Logan depicts a grim future in which Charles’ dream is dead, mutants have been eliminated, and a mysterious corporation called Alkali Transigen is conducting sinister human experiments involving mutation. Elderly Charles, suffering dementia and in hiding due to a disastrous accident involving his powers, has only two friends in the world: Logan and an albino mutant named Caliban (Stephen Merchant).
Presently a young girl named Laura (Dafne Keen), also called X-23, enters the story, and she turns out to be the second factor. Laura is about 11, scarily calm, seemingly mute, and, well, let’s just say she can take care of herself — and her methods of doing so are as messy as Wolverine’s.
In time Laura’s interactions with Logan bring out new facets in his character, even more than Rogue did 17 years ago in X-Men. Yet putting a child character in mortal danger in a story where bad things really happen is at least a potential concern in any movie, and making the child a willing agent of brutal killings, no matter what powers or weapons you give her, is far dicier.

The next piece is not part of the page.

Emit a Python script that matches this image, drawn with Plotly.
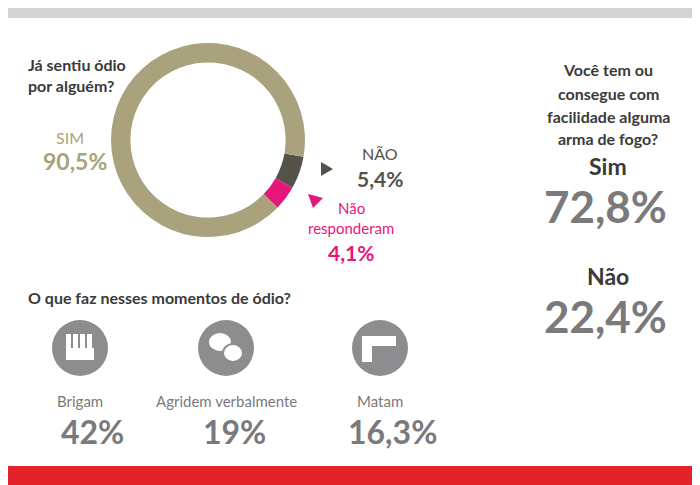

Yes, in the real world there are child soldiers and such, and I’m not saying it couldn’t be done. Here, though, among other things, the movie fetishizes her deadly powers and ruthlessness: When she leaps into action, we aren’t meant to see a tragic victim, but a tough-as-nails 11-year-old heroine (or antiheroine) raining deadly comeuppance on deserving bad guys (or occasionally, in a comic-relief moment, almost killing an innocent bystander because she’s so feral she just has no clue about such things). Okay, she’s a victim too, but she still looks really cool. (Warning: vague spoiler alert.)
Finally, with few exceptions (such as that above-mentioned innocent bystander), whenever the filmmakers have a choice between cruelly slaughtering characters and letting them live, they almost always choose the cruel path. That’s one thing when we’re talking about bad guys or even good guys — but when it’s innocent, likable supporting characters introduced solely to offer a respite of normality, domesticity and even piety amid the depravity and slaughter, it makes me resent the filmmakers rather than the bad guys.
Logan is nothing if not ambitious. Mangold wants to make a superhero movie that doesn’t feel like a superhero movie at all, and largely succeeds. In particular, as is his wont, he draws on Western tropes, explicitly referencing Shane so heavy-handedly that in the end you want Shane to go away.
The Wolverine was an “Eastern Western,” and of course Mangold also remade 3:10 to Yuma (loved by many, hated by me). Logan shares with Mangold’s 3:10 to Yuma a dimly misanthropic view of humanity. The only ray of hope in the last act is that some of those who are persecuted may escape and live in isolation and secrecy from a world with no place for them.
You can’t say it isn’t well crafted, and especially well acted. Boyd Holbrook is unnervingly smooth and confident as a chatty Transigen honcho named Donald Pierce who knows who Logan is and clearly isn’t afraid of him, which makes Logan a little afraid of Pierce. Merchant’s Caliban is morose, smart and sort of broken.
Stewart gives us a brittle, confused Xavier somewhat akin to his elderly Picard from the series finale of Star Trek: The Next Generation. And Jackman, who has invested even more in Wolverine than Stewart has Xavier, gives his most complex, conflicted performance to date as a battered, weary, despairing warrior longing only for oblivion.
In some ways Logan is not an unfitting ending for a compelling character. It’s also not a movie I would care to watch again.